Sacchetti, who has signed to play at the University of Minnesota, said the turning point was talking to Minnesota sophomore Tony Lucia. Lucia, son of Gophers coach Don Lucia, told him that if he hadn’t gone to the USHL first, he wouldn’t have been ready to play his freshman season.

“It definitely is [a trend], because the level of hockey is so good and it makes you a better player,” said Sacchetti, who has three goals and three assists in 14 games with the Omaha Lancers.

Sacchetti is the first player to leave for the USHL in Keith Hendrickson’s 22 years of coaching the Blue Devils.

“Some kids feel because they are going to college right out of high school, they feel the need to be more prepared,” Hendrickson said. “It wasn’t like he didn’t feel he could get any better here.

“If he ends up playing professional hockey, playing juniors won’t have anything to do with that. He’ll still get to where he wants to go.”

Hendrickson says the recent trend is a trickle-down effect.

“The NHL is taking more and more younger players out of college, and the colleges are playing younger players,” he said. “Now, it’s trickled down to high school.”

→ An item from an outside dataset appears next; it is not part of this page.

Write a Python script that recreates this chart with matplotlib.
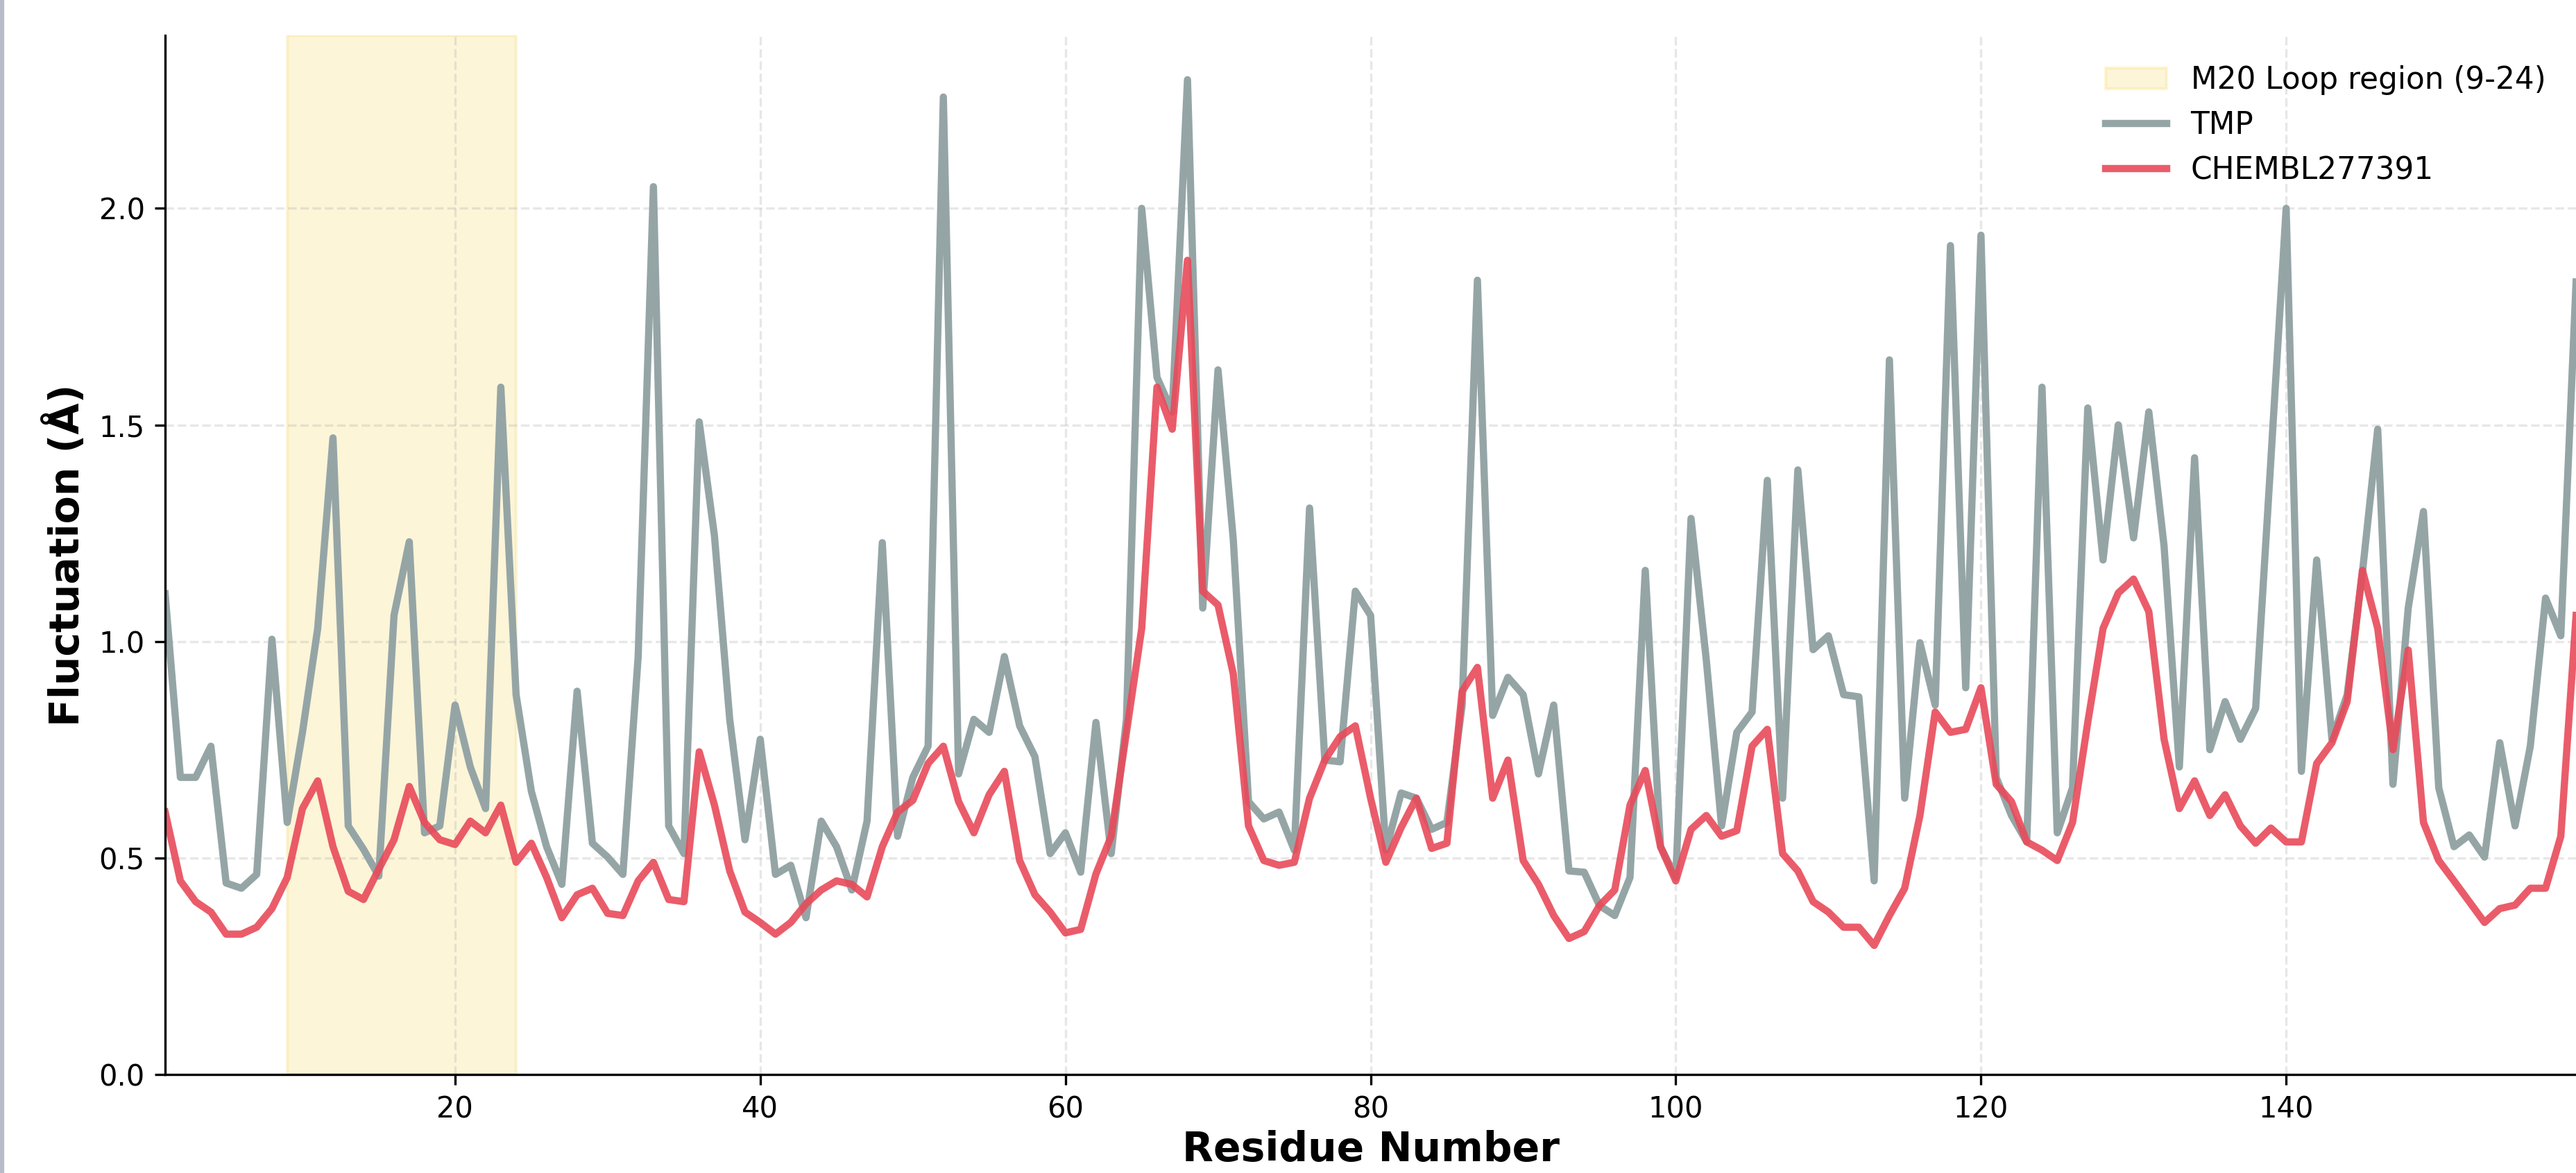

Sacchetti, who scored a Northland-high 94 points as a junior, says the difference between juniors and high schools is immediately noticeable, and he feels it’s going to make him a better player in the long run.

“The biggest difference in this league than playing in Minnesota is you have to be a two-way player,” he said. “It makes me focus on something that I’ve never focused on in my life, and that’s play more defensively.”

While some players in the USHL use the league to hone their skills before heading off to college, others are hoping to land a Division I commitment by playing well in the league.

Flaherty, 17, wants to eventually sign with a team in the Western Collegiate Hockey Association after his stint with the Green Bay Gamblers. He has one goal in 13 games.

“I definitely am happy with the decision I made,” said the forward, who is living with the Cottrell family and attending Ashwaubenon High School. “I told myself I would have no regrets, and I haven’t so far. It’s been a great experience.”

Some choose high school over junior hockey

Not everyone was drawn in by the USHL experience.

Hibbing’s DeCenzo was offered a roster spot by the Tri-City Storm. While he hopes to play there next year and be offered a college scholarship, like Denfeld’s Johnson, the lure of appearing in the state tournament was too tempting.

“We’ve been in the section finals three years in a row [and lost], and I want to get to the state tournament really bad,” he said.

Surprisingly, DeCenzo said playing one more year for his father, Mark, was not a big consideration.

“Right away, he said he wanted to stay and play with his classmates and try to get to the state tournament,” Mark DeCenzo said. “There’s advantages and disadvantages. By and large, I don’t think a kid needs to leave. They can always go [to the USHL] next year.”

Those who did leave often find living on their own a bigger challenge than the hockey.

“Moving away from home you don’t think is a big deal a year earlier, but it makes you realize the world is a lot bigger than Duluth,” said Flaherty, who plans on transferring back to East in mid-April in order to graduate with his class.

Sacchetti, who lives with the Gyhra host family in Omaha, has a more succinct description of the experience. “Overnight, you’re forced to become a man,” he said.

That’s one aspect that Hendrickson is concerned about. He believes the high school experience is one that can never be duplicated.

“I’m a big believer in the journey,” he said. “But some just see the destination and want to get there so bad, the journey just passes them by.”